___ Data excerpts
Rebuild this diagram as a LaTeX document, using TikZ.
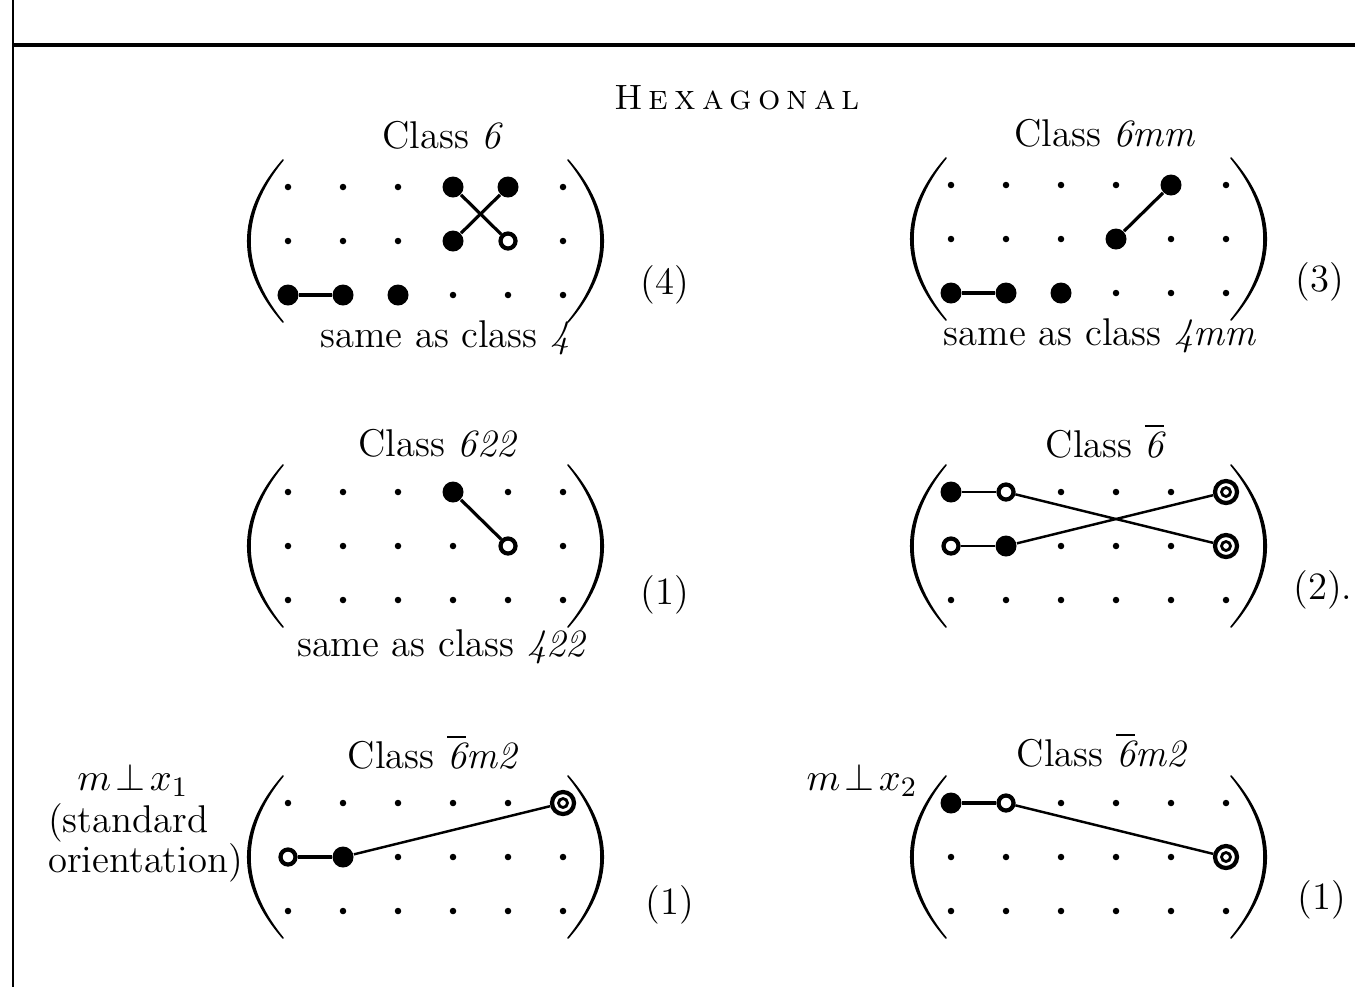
\documentclass[tikz,border=0pt]{standalone}
\usepackage{fontspec}
\usepackage{amsmath}
\usetikzlibrary{positioning, calc}

% 6x3 lattice of points with its two parentheses
\newcommand{\lattice}[3]{%
  \foreach \col in {1,...,6}{
    \foreach \rw in {1,2,3}{
      \node[dotpt] (#1-\col-\rw) at ({#2+55*(\col-1)},{#3+54*(\rw-1)}) {};
    }
  }
  \filldraw[paren] ({#2-5},{#3-27}) .. controls ({#2-52},{#3+27}) and ({#2-52},{#3+81}) .. ({#2-5},{#3+135})
    .. controls ({#2-49},{#3+81}) and ({#2-49},{#3+27}) .. cycle;
  \filldraw[paren] ({#2+280},{#3-27}) .. controls ({#2+327},{#3+27}) and ({#2+327},{#3+81}) .. ({#2+280},{#3+135})
    .. controls ({#2+324},{#3+81}) and ({#2+324},{#3+27}) .. cycle;
}

\begin{document}
\begin{tikzpicture}[x=0.01cm, y=-0.01cm,
    every node/.style={font=\fontsize{11}{11.5}\selectfont},
    dotpt/.style={circle, fill=black, inner sep=0pt, minimum size=0.065cm},
    full/.style={circle, fill=black, inner sep=0pt, minimum size=0.21cm},
    hollow/.style={circle, draw, fill=white, line width=1.2pt, inner sep=0pt, minimum size=0.15cm},
    twin/.style={circle, draw, fill=white, line width=1.2pt, inner sep=0pt, minimum size=0.22cm,
      path picture={\draw[line width=0.8pt] (path picture bounding box.center) circle (0.045cm);}},
    link/.style={line width=0.9pt},
    thin link/.style={line width=0.7pt},
    paren/.style={fill=black, draw=black, line width=0.45pt, line join=round}]
    \useasboundingbox (0,0) rectangle (1355,987);

    % Frame
    \coordinate (ftop) at (13,0);
    \coordinate (fbot) at (13,987);
    \coordinate (rule) at (1355,45);
    \draw[line width=0.8pt] (ftop) -- (fbot);
    \draw[line width=1.1pt] (ftop |- rule) -- (rule);

    \node (title) at (737,98) {\fontsize{10}{12}\selectfont\textsc{H\kern1.7pt e\kern1.7pt x\kern1.7pt a\kern1.7pt
      g\kern1.7pt o\kern1.7pt n\kern1.7pt a\kern1.7pt l}};

    % Lattices
    \lattice{a}{288}{187}
    \lattice{b}{951}{185}
    \lattice{c}{288}{492}
    \lattice{d}{951}{492}
    \lattice{e}{288}{803}
    \lattice{f}{951}{803}

    % Class 6
    \node (ca) at (443,135) {Class \textit{6}};
    \node[full] (a1) at (a-4-1) {};
    \node[full] (a2) at (a-5-1) {};
    \node[full] (a3) at (a-4-2) {};
    \node[hollow] (a4) at (a-5-2) {};
    \node[full] (a5) at (a-1-3) {};
    \node[full] (a6) at (a-2-3) {};
    \node[full] (a7) at (a-3-3) {};
    \draw[link] (a1) -- (a4);
    \draw[link] (a2) -- (a3);
    \draw[link] (a5) -- (a6);
    \node (sa) at (445,338) {same as class \textit{4}};
    \node (na) at (665,285) {(4)};

    % Class 6mm
    \node (cb) at (1105,133) {Class \textit{6mm}};
    \node[full] (b1) at (b-5-1) {};
    \node[full] (b2) at (b-4-2) {};
    \node[full] (b3) at (b-1-3) {};
    \node[full] (b4) at (b-2-3) {};
    \node[full] (b5) at (b-3-3) {};
    \draw[link] (b1) -- (b2);
    \draw[link] (b3) -- (b4);
    \node (sb) at (1100,336) {same as class \textit{4mm}};
    \node (nb) at (1320,282) {(3)};

    % Class 622
    \node (cc) at (438,443) {Class \textit{622}};
    \node[full] (c1) at (c-4-1) {};
    \node[hollow] (c2) at (c-5-2) {};
    \draw[link] (c1) -- (c2);
    \node (sc) at (442,647) {same as class \textit{422}};
    \node (nc) at (665,595) {(1)};

    % Class 6bar
    \node (cd) at (1105,441) {Class $\overline{\textit{6}}$};
    \node[full] (d1) at (d-1-1) {};
    \node[hollow] (d2) at (d-2-1) {};
    \node[hollow] (d3) at (d-1-2) {};
    \node[full] (d4) at (d-2-2) {};
    \node[twin] (d5) at (d-6-1) {};
    \node[twin] (d6) at (d-6-2) {};
    \draw[thin link] (d1) -- (d2);
    \draw[thin link] (d3) -- (d4);
    \draw[thin link] (d2) -- (d6);
    \draw[thin link] (d4) -- (d5);
    \node (nd) at (1323,590) {(2).};

    % Class 6bar m2, m perp x1
    \node (ce) at (433,752) {Class $\overline{\textit{6}}$\textit{m2}};
    \node[inner sep=1pt] (me) at (133,780) {$m\mskip2mu\bot\mskip2mu x_1$};
    \node[anchor=west, align=left, inner sep=1pt] (oe) at (44,843) {(standard\\orientation)};
    \node[hollow] (e1) at (e-1-2) {};
    \node[full] (e2) at (e-2-2) {};
    \node[twin] (e3) at (e-6-1) {};
    \draw[link] (e1) -- (e2);
    \draw[thin link] (e2) -- (e3);
    \node (ne) at (670,905) {(1)};

    % Class 6bar m2, m perp x2
    \node (cf) at (1102,750) {Class $\overline{\textit{6}}$\textit{m2}};
    \node (mf) at (862,780) {$m\mskip2mu\bot\mskip2mu x_2$};
    \node[full] (f1) at (f-1-1) {};
    \node[hollow] (f2) at (f-2-1) {};
    \node[twin] (f3) at (f-6-2) {};
    \draw[link] (f1) -- (f2);
    \draw[thin link] (f2) -- (f3);
    \node (nf) at (1322,900) {(1)};
\end{tikzpicture}
\end{document}
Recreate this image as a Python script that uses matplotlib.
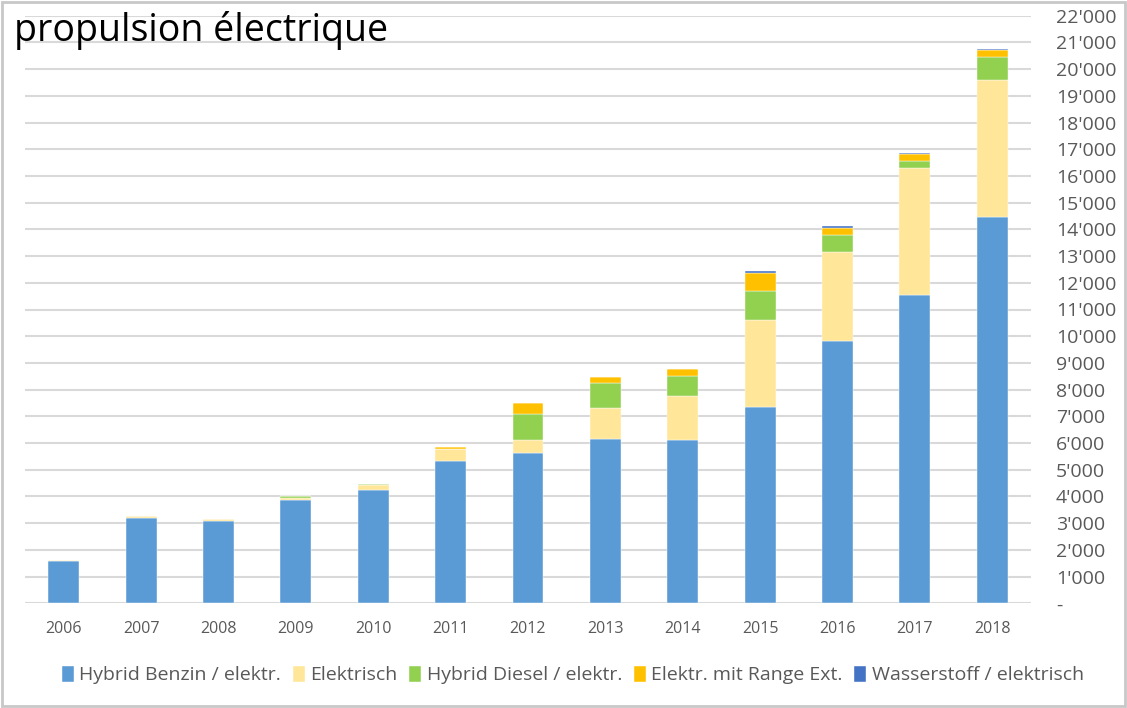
______
• What is asked:
Reproduce each line of the entries in which the word "this" is found.

• Response:
Rebuild this diagram as a LaTeX document, using TikZ.
Recreate this image as a Python script that uses matplotlib.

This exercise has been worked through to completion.